#### [Your objective]
Skip the pictures. Transcribe the rest of the data below without changing a word.

>> begin Dataset section

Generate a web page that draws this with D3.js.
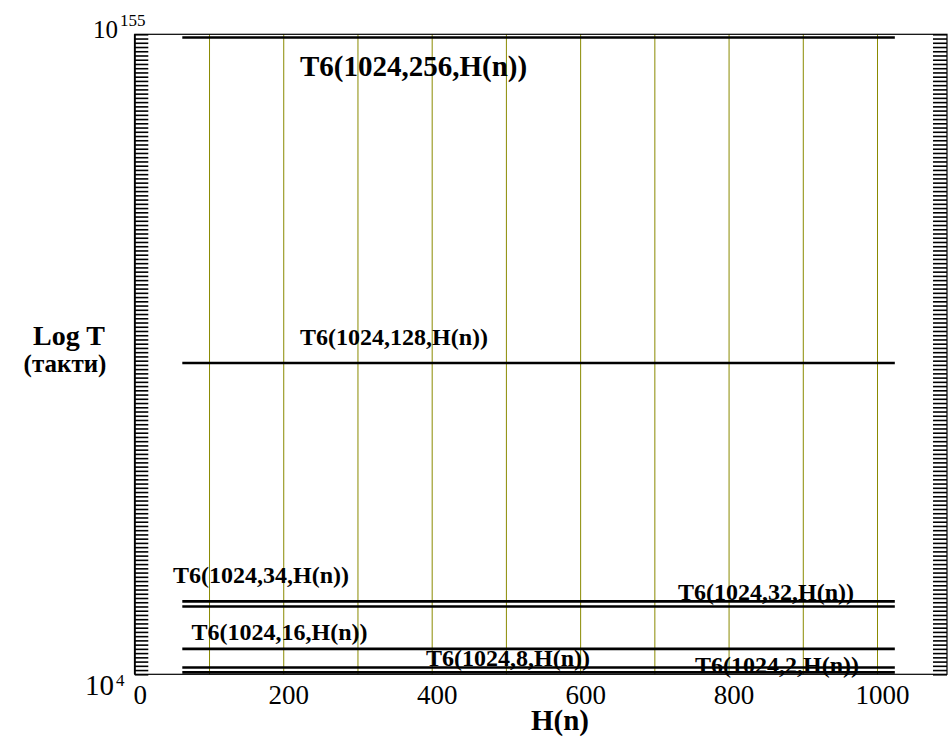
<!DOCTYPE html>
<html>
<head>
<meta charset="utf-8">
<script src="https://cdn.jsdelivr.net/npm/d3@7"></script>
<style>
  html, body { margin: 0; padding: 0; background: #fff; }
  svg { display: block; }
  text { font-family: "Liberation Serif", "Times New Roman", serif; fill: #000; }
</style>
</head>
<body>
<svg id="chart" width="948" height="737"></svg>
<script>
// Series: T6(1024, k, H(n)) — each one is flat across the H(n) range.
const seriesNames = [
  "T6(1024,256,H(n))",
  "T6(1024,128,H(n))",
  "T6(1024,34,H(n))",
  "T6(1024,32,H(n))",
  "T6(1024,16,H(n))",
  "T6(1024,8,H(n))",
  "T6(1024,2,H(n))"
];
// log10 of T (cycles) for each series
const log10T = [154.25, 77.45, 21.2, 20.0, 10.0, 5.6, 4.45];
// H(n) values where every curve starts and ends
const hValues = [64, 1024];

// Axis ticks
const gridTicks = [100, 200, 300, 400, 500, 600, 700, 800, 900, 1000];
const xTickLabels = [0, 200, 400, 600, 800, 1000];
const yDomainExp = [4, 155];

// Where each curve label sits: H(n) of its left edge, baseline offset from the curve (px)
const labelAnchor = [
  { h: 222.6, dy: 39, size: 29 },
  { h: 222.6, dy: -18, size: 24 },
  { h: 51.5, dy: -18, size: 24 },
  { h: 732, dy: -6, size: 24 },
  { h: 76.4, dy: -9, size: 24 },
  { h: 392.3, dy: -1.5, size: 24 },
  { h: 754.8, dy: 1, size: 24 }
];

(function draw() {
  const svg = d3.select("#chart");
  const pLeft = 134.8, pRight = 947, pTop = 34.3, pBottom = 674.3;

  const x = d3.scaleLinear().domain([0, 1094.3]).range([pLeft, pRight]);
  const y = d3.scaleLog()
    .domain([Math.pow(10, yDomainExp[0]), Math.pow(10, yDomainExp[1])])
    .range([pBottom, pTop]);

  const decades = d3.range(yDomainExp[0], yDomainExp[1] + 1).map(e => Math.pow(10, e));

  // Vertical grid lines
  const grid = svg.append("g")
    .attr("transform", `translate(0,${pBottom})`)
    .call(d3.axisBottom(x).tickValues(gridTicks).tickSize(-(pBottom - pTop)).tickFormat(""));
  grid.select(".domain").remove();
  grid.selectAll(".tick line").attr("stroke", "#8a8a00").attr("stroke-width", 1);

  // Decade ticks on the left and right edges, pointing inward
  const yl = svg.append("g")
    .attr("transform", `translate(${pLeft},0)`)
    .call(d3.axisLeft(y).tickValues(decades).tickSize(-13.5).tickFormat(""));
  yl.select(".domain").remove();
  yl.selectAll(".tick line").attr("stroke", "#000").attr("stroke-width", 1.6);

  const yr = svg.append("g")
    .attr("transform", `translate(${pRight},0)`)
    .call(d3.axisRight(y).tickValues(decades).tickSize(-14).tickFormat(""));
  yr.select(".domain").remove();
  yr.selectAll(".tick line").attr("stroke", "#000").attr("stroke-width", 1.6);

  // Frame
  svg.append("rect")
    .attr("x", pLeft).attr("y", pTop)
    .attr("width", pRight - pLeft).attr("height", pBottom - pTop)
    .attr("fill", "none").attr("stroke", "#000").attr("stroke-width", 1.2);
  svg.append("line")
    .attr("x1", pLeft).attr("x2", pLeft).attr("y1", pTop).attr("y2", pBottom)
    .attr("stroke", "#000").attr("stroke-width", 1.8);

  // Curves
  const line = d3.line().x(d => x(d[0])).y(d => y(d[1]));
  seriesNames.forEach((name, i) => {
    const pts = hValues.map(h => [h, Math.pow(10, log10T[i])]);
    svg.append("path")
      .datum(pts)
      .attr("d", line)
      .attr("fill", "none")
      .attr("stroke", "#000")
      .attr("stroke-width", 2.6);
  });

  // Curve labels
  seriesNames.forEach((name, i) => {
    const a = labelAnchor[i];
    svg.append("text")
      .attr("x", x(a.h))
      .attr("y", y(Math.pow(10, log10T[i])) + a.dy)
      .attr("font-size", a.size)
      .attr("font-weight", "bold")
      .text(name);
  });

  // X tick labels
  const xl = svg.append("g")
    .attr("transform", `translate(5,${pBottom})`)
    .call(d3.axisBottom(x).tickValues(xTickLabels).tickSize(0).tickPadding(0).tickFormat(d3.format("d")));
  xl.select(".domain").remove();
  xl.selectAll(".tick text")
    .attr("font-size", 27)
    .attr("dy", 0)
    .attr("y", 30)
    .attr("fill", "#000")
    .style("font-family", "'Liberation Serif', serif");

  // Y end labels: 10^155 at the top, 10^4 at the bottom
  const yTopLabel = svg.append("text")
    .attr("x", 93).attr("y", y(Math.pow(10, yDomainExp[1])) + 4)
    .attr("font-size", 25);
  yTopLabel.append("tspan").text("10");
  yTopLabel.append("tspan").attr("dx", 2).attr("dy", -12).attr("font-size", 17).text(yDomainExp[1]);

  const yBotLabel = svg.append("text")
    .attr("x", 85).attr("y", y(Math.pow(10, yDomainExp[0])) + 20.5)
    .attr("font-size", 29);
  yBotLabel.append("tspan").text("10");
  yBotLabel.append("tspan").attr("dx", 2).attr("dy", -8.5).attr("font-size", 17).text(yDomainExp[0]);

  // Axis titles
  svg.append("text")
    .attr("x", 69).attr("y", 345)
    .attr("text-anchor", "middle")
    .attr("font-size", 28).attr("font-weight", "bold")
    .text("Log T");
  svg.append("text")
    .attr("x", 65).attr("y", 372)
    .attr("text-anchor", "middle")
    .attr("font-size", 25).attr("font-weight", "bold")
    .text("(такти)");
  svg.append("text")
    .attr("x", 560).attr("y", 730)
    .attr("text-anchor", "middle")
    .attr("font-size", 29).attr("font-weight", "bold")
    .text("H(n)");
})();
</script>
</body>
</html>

>> end Dataset section

#### [Complete response]
Generate a web page that draws this with D3.js.
<!DOCTYPE html>
<html>
<head>
<meta charset="utf-8">
<script src="https://cdn.jsdelivr.net/npm/d3@7"></script>
<style>
  html, body { margin: 0; padding: 0; background: #fff; }
  svg { display: block; }
  text { font-family: "Liberation Serif", "Times New Roman", serif; fill: #000; }
</style>
</head>
<body>
<svg id="chart" width="948" height="737"></svg>
<script>
// Series: T6(1024, k, H(n)) — each one is flat across the H(n) range.
const seriesNames = [
  "T6(1024,256,H(n))",
  "T6(1024,128,H(n))",
  "T6(1024,34,H(n))",
  "T6(1024,32,H(n))",
  "T6(1024,16,H(n))",
  "T6(1024,8,H(n))",
  "T6(1024,2,H(n))"
];
// log10 of T (cycles) for each series
const log10T = [154.25, 77.45, 21.2, 20.0, 10.0, 5.6, 4.45];
// H(n) values where every curve starts and ends
const hValues = [64, 1024];

// Axis ticks
const gridTicks = [100, 200, 300, 400, 500, 600, 700, 800, 900, 1000];
const xTickLabels = [0, 200, 400, 600, 800, 1000];
const yDomainExp = [4, 155];

// Where each curve label sits: H(n) of its left edge, baseline offset from the curve (px)
const labelAnchor = [
  { h: 222.6, dy: 39, size: 29 },
  { h: 222.6, dy: -18, size: 24 },
  { h: 51.5, dy: -18, size: 24 },
  { h: 732, dy: -6, size: 24 },
  { h: 76.4, dy: -9, size: 24 },
  { h: 392.3, dy: -1.5, size: 24 },
  { h: 754.8, dy: 1, size: 24 }
];

(function draw() {
  const svg = d3.select("#chart");
  const pLeft = 134.8, pRight = 947, pTop = 34.3, pBottom = 674.3;

  const x = d3.scaleLinear().domain([0, 1094.3]).range([pLeft, pRight]);
  const y = d3.scaleLog()
    .domain([Math.pow(10, yDomainExp[0]), Math.pow(10, yDomainExp[1])])
    .range([pBottom, pTop]);

  const decades = d3.range(yDomainExp[0], yDomainExp[1] + 1).map(e => Math.pow(10, e));

  // Vertical grid lines
  const grid = svg.append("g")
    .attr("transform", `translate(0,${pBottom})`)
    .call(d3.axisBottom(x).tickValues(gridTicks).tickSize(-(pBottom - pTop)).tickFormat(""));
  grid.select(".domain").remove();
  grid.selectAll(".tick line").attr("stroke", "#8a8a00").attr("stroke-width", 1);

  // Decade ticks on the left and right edges, pointing inward
  const yl = svg.append("g")
    .attr("transform", `translate(${pLeft},0)`)
    .call(d3.axisLeft(y).tickValues(decades).tickSize(-13.5).tickFormat(""));
  yl.select(".domain").remove();
  yl.selectAll(".tick line").attr("stroke", "#000").attr("stroke-width", 1.6);

  const yr = svg.append("g")
    .attr("transform", `translate(${pRight},0)`)
    .call(d3.axisRight(y).tickValues(decades).tickSize(-14).tickFormat(""));
  yr.select(".domain").remove();
  yr.selectAll(".tick line").attr("stroke", "#000").attr("stroke-width", 1.6);

  // Frame
  svg.append("rect")
    .attr("x", pLeft).attr("y", pTop)
    .attr("width", pRight - pLeft).attr("height", pBottom - pTop)
    .attr("fill", "none").attr("stroke", "#000").attr("stroke-width", 1.2);
  svg.append("line")
    .attr("x1", pLeft).attr("x2", pLeft).attr("y1", pTop).attr("y2", pBottom)
    .attr("stroke", "#000").attr("stroke-width", 1.8);

  // Curves
  const line = d3.line().x(d => x(d[0])).y(d => y(d[1]));
  seriesNames.forEach((name, i) => {
    const pts = hValues.map(h => [h, Math.pow(10, log10T[i])]);
    svg.append("path")
      .datum(pts)
      .attr("d", line)
      .attr("fill", "none")
      .attr("stroke", "#000")
      .attr("stroke-width", 2.6);
  });

  // Curve labels
  seriesNames.forEach((name, i) => {
    const a = labelAnchor[i];
    svg.append("text")
      .attr("x", x(a.h))
      .attr("y", y(Math.pow(10, log10T[i])) + a.dy)
      .attr("font-size", a.size)
      .attr("font-weight", "bold")
      .text(name);
  });

  // X tick labels
  const xl = svg.append("g")
    .attr("transform", `translate(5,${pBottom})`)
    .call(d3.axisBottom(x).tickValues(xTickLabels).tickSize(0).tickPadding(0).tickFormat(d3.format("d")));
  xl.select(".domain").remove();
  xl.selectAll(".tick text")
    .attr("font-size", 27)
    .attr("dy", 0)
    .attr("y", 30)
    .attr("fill", "#000")
    .style("font-family", "'Liberation Serif', serif");

  // Y end labels: 10^155 at the top, 10^4 at the bottom
  const yTopLabel = svg.append("text")
    .attr("x", 93).attr("y", y(Math.pow(10, yDomainExp[1])) + 4)
    .attr("font-size", 25);
  yTopLabel.append("tspan").text("10");
  yTopLabel.append("tspan").attr("dx", 2).attr("dy", -12).attr("font-size", 17).text(yDomainExp[1]);

  const yBotLabel = svg.append("text")
    .attr("x", 85).attr("y", y(Math.pow(10, yDomainExp[0])) + 20.5)
    .attr("font-size", 29);
  yBotLabel.append("tspan").text("10");
  yBotLabel.append("tspan").attr("dx", 2).attr("dy", -8.5).attr("font-size", 17).text(yDomainExp[0]);

  // Axis titles
  svg.append("text")
    .attr("x", 69).attr("y", 345)
    .attr("text-anchor", "middle")
    .attr("font-size", 28).attr("font-weight", "bold")
    .text("Log T");
  svg.append("text")
    .attr("x", 65).attr("y", 372)
    .attr("text-anchor", "middle")
    .attr("font-size", 25).attr("font-weight", "bold")
    .text("(такти)");
  svg.append("text")
    .attr("x", 560).attr("y", 730)
    .attr("text-anchor", "middle")
    .attr("font-size", 29).attr("font-weight", "bold")
    .text("H(n)");
})();
</script>
</body>
</html>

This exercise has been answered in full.